Most people need textual or visual interfaces to help them make sense of Semantic Web data. In this book, the author investigates the problems associated with generating natural language summaries for structured data encoded as triples using deep neural networks.
An end-to-end trainable architecture is proposed, which encodes the information from a set of knowledge graph triples into a vector of fixed dimensionality, and generates a textual summary by conditioning the output on this encoded vector. Different methodologies for building the required data-to-text corpora are explored to train and evaluate the performance of the approach. Attention is first focused on generating biographies, and the author demonstrates that the technique is capable of scaling to domains with larger and more challenging vocabularies.
The applicability of the technique for the generation of open-domain Wikipedia summaries in Arabic and Esperanto – two under-resourced languages – is then discussed, and a set of community studies, devised to measure the usability of the automatically generated content by Wikipedia readers and editors, is described.

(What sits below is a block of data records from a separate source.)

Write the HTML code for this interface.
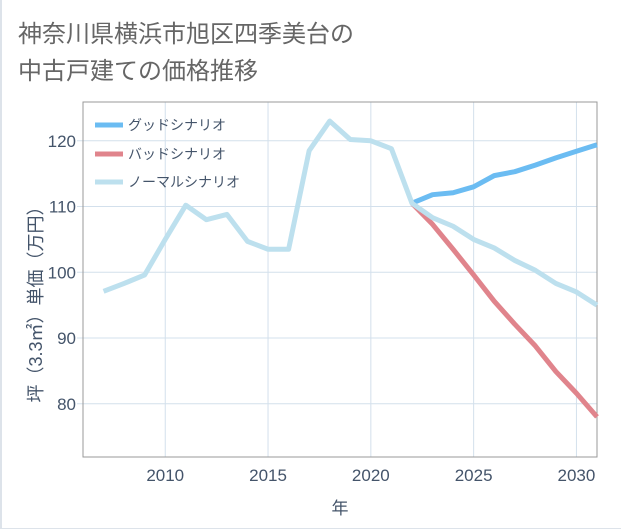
<!DOCTYPE html>
<html><head><meta charset="utf-8"><style>
body{margin:0;background:#fff;}
#card{position:absolute;left:0;top:0;width:619px;height:528px;border:1px solid #dde3ea;border-top:none;border-left:2px solid #dde3ea;background:#fff;}
svg{position:absolute;left:0;top:0;font-family:"Liberation Sans","Noto Sans CJK JP",sans-serif;}
</style></head><body>
<div id="card"></div>
<svg width="621" height="530" id="chart">
<text x="18" y="42" font-size="24" fill="#666">神奈川県横浜市旭区四季美台の</text>
<text x="18" y="79" font-size="24" fill="#666">中古戸建ての価格推移</text>
<g id="grid"></g>
<rect x="83" y="102" width="514" height="355" fill="none" stroke="#999" stroke-width="1"/>
<g id="series"></g>
<g id="ticks"></g>
<text x="340" y="514" font-size="17" fill="#44546a" text-anchor="middle">年</text>
<text transform="translate(42,300) rotate(-90)" font-size="18" fill="#44546a" text-anchor="middle">坪（3.3㎡）単価（万円）</text>
<g>
<line x1="95" y1="125" x2="123" y2="125" stroke="#6bbcf2" stroke-width="5"/>
<text x="128" y="130" font-size="14" fill="#44546a">グッドシナリオ</text>
<line x1="95" y1="154" x2="123" y2="154" stroke="#e0848c" stroke-width="5"/>
<text x="128" y="159" font-size="14" fill="#44546a">バッドシナリオ</text>
<line x1="95" y1="182" x2="123" y2="182" stroke="#bde0ee" stroke-width="5"/>
<text x="128" y="187" font-size="14" fill="#44546a">ノーマルシナリオ</text>
</g>
</svg>
<script>
const normalYears=[2007,2008,2009,2010,2011,2012,2013,2014,2015,2016,2017,2018,2019,2020,2021,2022,2023,2024,2025,2026,2027,2028,2029,2030,2031];
const normalValues=[97.1,98.3,99.6,105,110.2,108,108.8,104.7,103.5,103.5,118.5,123,120.2,120,118.8,110.5,108.3,107,105,103.7,101.8,100.3,98.3,97,95];
const forecastYears=[2022,2023,2024,2025,2026,2027,2028,2029,2030,2031];
const goodValues=[110.5,111.8,112.1,113,114.7,115.3,116.3,117.4,118.4,119.4];
const badValues=[110.5,107.3,103.5,99.6,95.6,92.1,88.8,84.9,81.6,78];
const xTicks=[2010,2015,2020,2025,2030];
const yTicks=[80,90,100,110,120];
const NS='http://www.w3.org/2000/svg';
function xs(v){return 83+(v-2006)*(514/25);}
function ys(v){return 457-(v-71.9)*(355/54);}
const grid=document.getElementById('grid'),ticks=document.getElementById('ticks'),ser=document.getElementById('series');
function mk(tag,attrs,parent){const e=document.createElementNS(NS,tag);for(const k in attrs)e.setAttribute(k,attrs[k]);parent.appendChild(e);return e;}
xTicks.forEach(t=>{
 const l=mk('line',{x1:xs(t),x2:xs(t),y1:102,y2:457,stroke:'#d3e0ec','stroke-width':1},grid);
 
 
 const tx=mk('text',{x:xs(t),y:481,'font-size':17,fill:'#44546a','text-anchor':'middle'},ticks);
 tx.textContent=t;
 
 
});
yTicks.forEach(t=>{
 const l=mk('line',{x1:77,x2:597,y1:ys(t),y2:ys(t),stroke:'#d3e0ec','stroke-width':1},grid);
 
 
 const tx=mk('text',{x:76,y:ys(t)+6,'font-size':17,fill:'#44546a','text-anchor':'end'},ticks);
 tx.textContent=t;
 
 
});
function line(xv,yv,color,name){
 const p=mk('polyline',{points:xv.map((x,i)=>xs(x)+','+ys(yv[i])).join(' '),fill:'none',stroke:color,'stroke-width':5,'stroke-linejoin':'round'},ser);
 
 
}
line(forecastYears,badValues,'#e0848c','bad-scenario-line');
line(forecastYears,goodValues,'#6bbcf2','good-scenario-line');
line(normalYears,normalValues,'#bde0ee','normal-scenario-line');
</script>
</body></html>
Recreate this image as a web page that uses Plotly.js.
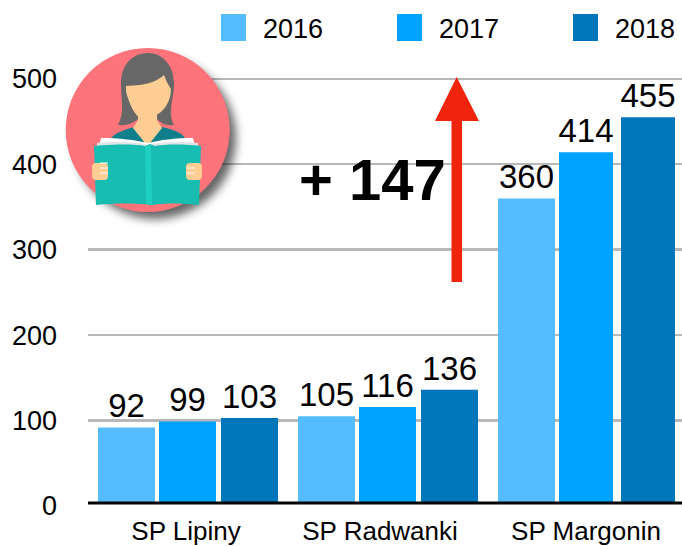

Finally, the book explains an extension of the original model with a pointer mechanism that enables it to learn to verbalise in a different number of ways the content from the triples while retaining the capacity to generate words from a fixed target vocabulary. The evaluation of performance using a dataset encompassing all of English Wikipedia is described, with results from both automatic and human evaluation both of which highlight the superiority of the latter approach as compared to the original architecture.